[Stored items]

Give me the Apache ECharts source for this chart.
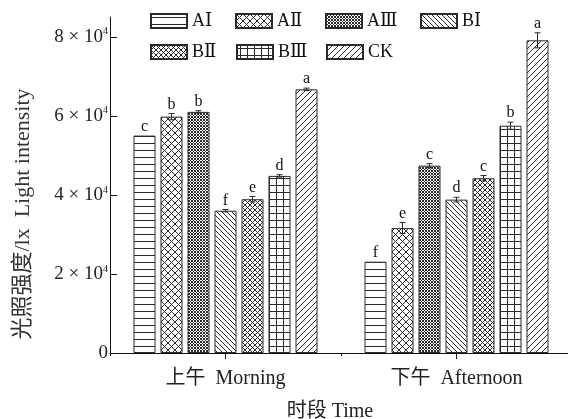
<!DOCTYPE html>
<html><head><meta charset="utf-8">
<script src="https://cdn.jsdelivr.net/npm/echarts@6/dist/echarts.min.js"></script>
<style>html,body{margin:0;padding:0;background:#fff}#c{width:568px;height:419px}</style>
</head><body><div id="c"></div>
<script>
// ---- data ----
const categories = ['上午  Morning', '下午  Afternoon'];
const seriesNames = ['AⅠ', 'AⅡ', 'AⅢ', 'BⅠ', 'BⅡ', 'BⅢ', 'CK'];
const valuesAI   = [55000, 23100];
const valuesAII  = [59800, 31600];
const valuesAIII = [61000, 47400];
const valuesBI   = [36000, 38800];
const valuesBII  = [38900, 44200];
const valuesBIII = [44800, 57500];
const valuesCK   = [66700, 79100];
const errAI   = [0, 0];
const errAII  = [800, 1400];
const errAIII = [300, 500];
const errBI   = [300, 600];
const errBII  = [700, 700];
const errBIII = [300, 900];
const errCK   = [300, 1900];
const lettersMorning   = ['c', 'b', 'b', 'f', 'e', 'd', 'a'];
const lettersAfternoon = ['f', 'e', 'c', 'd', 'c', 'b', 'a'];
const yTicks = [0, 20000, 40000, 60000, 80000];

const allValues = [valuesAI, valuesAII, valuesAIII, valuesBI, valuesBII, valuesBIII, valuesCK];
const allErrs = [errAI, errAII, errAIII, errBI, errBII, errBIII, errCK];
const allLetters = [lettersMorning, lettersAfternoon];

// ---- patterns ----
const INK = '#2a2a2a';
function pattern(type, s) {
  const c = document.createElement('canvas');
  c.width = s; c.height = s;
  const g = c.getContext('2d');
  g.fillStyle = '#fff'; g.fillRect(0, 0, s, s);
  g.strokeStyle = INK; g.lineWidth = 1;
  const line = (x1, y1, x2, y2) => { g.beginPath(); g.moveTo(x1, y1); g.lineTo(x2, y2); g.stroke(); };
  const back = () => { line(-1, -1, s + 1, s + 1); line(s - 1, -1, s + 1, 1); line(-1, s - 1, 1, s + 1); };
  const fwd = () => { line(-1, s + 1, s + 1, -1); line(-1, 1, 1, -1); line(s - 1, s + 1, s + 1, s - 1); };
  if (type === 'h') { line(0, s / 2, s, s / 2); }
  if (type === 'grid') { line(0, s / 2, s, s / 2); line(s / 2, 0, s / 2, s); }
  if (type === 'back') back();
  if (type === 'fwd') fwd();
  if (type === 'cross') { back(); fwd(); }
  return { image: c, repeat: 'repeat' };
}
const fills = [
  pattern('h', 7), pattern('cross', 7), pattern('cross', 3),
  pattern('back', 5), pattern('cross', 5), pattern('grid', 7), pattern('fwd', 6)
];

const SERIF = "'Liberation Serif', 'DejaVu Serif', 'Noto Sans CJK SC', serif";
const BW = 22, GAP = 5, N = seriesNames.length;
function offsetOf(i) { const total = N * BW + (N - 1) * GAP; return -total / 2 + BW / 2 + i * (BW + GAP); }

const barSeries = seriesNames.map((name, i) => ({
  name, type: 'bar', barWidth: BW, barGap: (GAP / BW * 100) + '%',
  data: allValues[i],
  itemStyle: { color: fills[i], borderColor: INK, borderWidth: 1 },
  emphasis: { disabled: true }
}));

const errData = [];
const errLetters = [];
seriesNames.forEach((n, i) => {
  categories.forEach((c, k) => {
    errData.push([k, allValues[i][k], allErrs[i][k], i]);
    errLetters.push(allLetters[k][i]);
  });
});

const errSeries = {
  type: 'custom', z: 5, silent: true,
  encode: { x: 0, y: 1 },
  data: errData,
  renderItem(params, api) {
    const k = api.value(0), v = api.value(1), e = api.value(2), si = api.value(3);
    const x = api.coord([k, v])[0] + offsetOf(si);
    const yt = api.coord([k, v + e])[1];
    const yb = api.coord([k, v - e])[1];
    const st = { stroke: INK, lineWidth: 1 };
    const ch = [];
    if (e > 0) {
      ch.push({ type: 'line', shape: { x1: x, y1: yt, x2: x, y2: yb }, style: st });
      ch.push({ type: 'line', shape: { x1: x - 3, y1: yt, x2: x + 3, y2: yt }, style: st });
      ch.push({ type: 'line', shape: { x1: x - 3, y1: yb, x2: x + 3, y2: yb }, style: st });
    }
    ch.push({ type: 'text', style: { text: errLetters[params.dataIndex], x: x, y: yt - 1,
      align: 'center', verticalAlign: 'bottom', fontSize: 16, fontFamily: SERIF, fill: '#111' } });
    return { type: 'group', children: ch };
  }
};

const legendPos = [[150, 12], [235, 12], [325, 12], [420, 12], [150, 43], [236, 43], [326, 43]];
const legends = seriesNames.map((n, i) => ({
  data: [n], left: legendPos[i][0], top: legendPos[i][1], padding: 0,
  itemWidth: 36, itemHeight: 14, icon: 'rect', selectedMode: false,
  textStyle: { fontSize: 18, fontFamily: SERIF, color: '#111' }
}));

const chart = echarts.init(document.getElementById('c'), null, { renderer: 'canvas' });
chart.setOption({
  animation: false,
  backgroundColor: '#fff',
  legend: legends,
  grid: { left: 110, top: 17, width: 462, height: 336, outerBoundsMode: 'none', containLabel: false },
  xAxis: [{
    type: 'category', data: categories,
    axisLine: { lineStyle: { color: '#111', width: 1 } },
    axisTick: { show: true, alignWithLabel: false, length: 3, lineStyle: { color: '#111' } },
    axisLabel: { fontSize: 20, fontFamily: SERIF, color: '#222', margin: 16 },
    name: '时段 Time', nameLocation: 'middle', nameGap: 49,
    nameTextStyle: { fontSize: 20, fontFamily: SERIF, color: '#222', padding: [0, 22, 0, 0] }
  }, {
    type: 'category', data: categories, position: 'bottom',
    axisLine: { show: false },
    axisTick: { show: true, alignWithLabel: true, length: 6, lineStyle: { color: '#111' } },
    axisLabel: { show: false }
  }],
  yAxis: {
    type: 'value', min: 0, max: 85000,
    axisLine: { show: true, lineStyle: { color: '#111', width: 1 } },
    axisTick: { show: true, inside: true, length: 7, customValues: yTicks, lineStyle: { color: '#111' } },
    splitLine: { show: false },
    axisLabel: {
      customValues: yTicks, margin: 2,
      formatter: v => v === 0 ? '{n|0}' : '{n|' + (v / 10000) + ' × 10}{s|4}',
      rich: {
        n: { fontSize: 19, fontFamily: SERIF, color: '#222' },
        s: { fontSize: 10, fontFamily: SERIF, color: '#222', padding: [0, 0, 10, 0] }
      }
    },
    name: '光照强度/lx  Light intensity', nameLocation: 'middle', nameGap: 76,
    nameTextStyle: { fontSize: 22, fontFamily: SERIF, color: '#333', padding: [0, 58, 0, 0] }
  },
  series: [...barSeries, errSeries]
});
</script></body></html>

--

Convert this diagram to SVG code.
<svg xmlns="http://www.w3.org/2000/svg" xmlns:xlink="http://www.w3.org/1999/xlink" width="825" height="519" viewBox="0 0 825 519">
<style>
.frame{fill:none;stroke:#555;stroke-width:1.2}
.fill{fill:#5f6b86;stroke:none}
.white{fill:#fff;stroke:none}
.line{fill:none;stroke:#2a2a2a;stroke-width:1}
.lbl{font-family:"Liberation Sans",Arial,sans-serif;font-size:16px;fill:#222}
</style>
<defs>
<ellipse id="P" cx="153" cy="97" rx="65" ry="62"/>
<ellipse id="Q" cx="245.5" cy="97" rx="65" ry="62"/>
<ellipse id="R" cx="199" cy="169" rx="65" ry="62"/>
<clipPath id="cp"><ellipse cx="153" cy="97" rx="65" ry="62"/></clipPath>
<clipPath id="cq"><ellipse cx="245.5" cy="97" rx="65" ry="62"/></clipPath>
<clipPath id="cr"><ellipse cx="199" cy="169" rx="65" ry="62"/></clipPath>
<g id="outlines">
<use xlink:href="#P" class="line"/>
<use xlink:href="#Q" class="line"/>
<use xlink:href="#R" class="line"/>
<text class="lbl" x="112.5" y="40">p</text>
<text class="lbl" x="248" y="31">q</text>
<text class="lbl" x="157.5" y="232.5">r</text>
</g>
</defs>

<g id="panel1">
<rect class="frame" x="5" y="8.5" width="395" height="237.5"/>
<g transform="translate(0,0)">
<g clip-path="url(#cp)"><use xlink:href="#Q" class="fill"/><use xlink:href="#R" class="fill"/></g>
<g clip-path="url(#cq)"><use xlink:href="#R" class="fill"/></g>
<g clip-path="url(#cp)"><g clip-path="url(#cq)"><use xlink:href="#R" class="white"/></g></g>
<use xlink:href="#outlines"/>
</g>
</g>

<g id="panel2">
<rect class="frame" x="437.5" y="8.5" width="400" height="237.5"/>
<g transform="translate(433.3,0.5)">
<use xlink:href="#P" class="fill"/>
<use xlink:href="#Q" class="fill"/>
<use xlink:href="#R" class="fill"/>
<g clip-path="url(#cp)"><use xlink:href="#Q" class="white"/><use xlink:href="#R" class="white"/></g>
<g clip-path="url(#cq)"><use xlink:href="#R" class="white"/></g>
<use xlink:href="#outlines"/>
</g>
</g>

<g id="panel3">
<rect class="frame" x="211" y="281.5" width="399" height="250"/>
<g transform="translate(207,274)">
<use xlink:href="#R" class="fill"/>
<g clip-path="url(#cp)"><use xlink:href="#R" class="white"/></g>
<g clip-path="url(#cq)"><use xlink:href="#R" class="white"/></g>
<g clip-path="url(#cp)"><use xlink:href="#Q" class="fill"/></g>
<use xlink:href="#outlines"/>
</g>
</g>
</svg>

---

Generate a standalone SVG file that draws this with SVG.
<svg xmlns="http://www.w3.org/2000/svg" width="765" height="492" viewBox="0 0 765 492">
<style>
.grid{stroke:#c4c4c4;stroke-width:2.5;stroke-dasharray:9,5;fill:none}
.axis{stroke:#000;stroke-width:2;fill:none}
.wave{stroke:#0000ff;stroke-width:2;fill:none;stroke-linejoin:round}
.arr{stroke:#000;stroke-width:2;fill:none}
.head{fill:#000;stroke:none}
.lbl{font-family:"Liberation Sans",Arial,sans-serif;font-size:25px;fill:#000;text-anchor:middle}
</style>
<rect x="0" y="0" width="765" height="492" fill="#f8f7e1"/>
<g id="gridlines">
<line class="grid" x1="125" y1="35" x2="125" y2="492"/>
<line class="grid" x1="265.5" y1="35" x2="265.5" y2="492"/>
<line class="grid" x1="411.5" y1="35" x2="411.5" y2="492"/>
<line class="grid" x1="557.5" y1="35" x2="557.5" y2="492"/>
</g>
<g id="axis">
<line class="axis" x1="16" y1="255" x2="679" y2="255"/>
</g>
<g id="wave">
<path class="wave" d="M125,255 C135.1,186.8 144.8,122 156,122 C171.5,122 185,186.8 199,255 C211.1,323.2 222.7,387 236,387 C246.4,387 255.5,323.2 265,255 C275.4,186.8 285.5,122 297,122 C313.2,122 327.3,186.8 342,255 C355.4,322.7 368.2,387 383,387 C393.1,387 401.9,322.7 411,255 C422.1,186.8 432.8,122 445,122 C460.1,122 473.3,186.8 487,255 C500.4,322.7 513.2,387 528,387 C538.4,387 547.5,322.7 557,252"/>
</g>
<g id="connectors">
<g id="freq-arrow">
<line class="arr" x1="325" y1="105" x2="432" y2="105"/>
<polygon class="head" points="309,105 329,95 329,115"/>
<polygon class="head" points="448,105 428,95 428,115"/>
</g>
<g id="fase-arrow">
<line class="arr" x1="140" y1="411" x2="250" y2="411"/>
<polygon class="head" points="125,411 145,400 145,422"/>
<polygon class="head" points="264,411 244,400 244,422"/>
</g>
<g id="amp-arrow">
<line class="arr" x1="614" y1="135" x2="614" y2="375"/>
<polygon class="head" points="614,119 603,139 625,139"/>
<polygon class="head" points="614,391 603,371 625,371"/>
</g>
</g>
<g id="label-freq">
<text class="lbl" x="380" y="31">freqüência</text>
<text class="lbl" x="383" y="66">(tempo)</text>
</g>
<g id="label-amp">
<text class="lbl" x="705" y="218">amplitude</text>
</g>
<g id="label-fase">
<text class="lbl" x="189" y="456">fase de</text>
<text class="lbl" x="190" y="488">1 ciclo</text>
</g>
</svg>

# WHAT TO WORK ON
Which lines include the word "this"? List them all.

# THE RESPONSE
Give me the Apache ECharts source for this chart.
Convert this diagram to SVG code.
Generate a standalone SVG file that draws this with SVG.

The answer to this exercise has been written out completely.